USA: Anti-fracking battle moves from drill-sites to pipelines

Gas distribution pipeline
Source: Adobe Stock

Getting gas out of the ground is all very well, but to get it to the consumers, you need pipelines and these – especially in the prolific Marcellus area – are few and far between. As cash-strapped operators press for more pipelines to get their product to market, pipeline construction has become a new battle ground between the industry and anti-fracking groups. With the recent spate of regulatory obstacles it seems that environmentalist are gaining ground. The post-Keystone world seems an increasingly hostile place for pipeline operators.

Here are three pipeline projects which hit regulatory hurdles just last week:

Constitution Pipeline

One of the major pipeline projects to connect Marcellus Shale with huge demand centres in Boston and the rest of New England is the Constitution Pipeline backed by Williams Partners and Cabot Oil and Gas. The 124-mile pipeline was to have been completed in 2015, but suffered years of delay as it struggled to obtain necessary regulatory approvals.

Finally, on April 22, the project was as good as killed off when the New York state Department of Environmental Conservation denied key permits to the pipeline project, arguing that the pipeline does not meet the state’s water standards. William Partners said it’s considering whether to appeal the decision.

“We are very disappointed by today’s decision,” the company said in a statement. “We remain absolutely committed to building this important energy infrastructure project. We are in the process of analysing the stated rationale for the denial. Once that review is complete we will assess our options, which may include an appeal to the U.S. Circuit Court of Appeals.”

Atlantic Sunrise Pipeline

The Atlantic Sunrise pipeline is another pipeline backed by Williams and an extension of the 10,000 miles-long Williams-operated Transco system.
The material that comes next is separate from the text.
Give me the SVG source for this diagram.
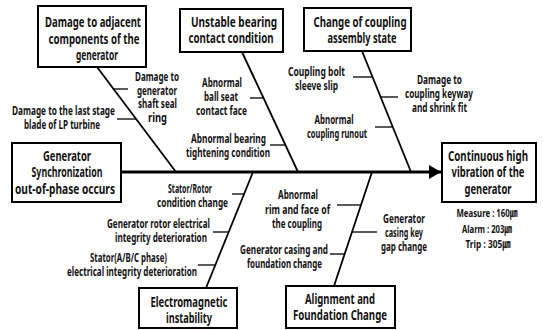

The Atlantic Sunrise project includes construction of 197.7 miles of new pipeline, most of which would be in Pennsylvania, and designed to move Marcellus Shale gas from Northeast Pennsylvania as far south as Alabama. The new lines would cross through ten Pennsylvania counties.

On Thursday, the project won preliminary approval from the Federal Energy Regulatory Commission, however this regulatory success was quickly marred by a federal lawsuit filed on the same day by environmental groups objecting to the pipeline.

The Delaware Riverkeeper Network has challenged state water quality permits in federal court, filing a lawsuit on Thursday in the Third Circuit Court of Appeals calling the Pennsylvania Department of Environmental Protection’s issuance of water quality certificates for the Atlantic Sunrise project a violation of the federal Clean Water Act.

NEXUS Gas Transmission Project

The third pipeline that came across opposition in recent days is the NEXUS Gas Transmission Project – ran by DTE Energy, Enbridge Inc. and Spectra Energy. The 255-mile pipeline is to transport Appalachian shale gas to consumers in northern Ohio and southeast Michigan, as well as hubs in Chicago and Ontario.

Washtenaw County commissioners have opposed the pipeline on the grounds that it’s unnecessary and would have negative environmental, health and economic impacts. On Wednesday, the county board voted 6-1 in favour of a resolution opposing the NEXUS pipeline which would cut through residential areas and areas of natural beauty.

“In many parts of Michigan and Washtenaw County, recovery in home and property values are just starting from the previous market crash,” the resolution states. “With 4 existing pipeline corridors of various commodities already running through the county, additional pipelines would only contribute to property values once again declining in the areas impacted.”
How will all this impact natural gas prices in the U.S.? It’s not clear. On the one hand, the current shortage of pipelines to get Marcellus shale gas from the wellheads to consumers means rock bottom prices for producers. On the other, as Reuters points out, for those who do manage to get their gas to market, the shortage of pipelines may mean that they get better prices at the consumer end.

UBS and Raymond James say recent delays to key pipeline projects in the Marcellus in Pennsylvania and West Virginia will prevent trapped gas getting to the energy-starved upstate New York and New England winter-heating markets, cutting U.S. output by more than many expect and tightening supplies.

“The continual string of regulatory road bumps plaguing pipeline projects slated to burrow through the Empire State add another layer of bullishness to 2017 gas sentiment,” Raymond James analysts said in a note last week.

The analysts believe that the inability for many of the producers to get their product to market will mean that they will be forced to cut production. They expect production to decline in 2017 by about 1-2 billion cubic feet per day (bcfd) from 2016 due in part to the slowdown in new pipeline takeaway capacity from the Marcellus.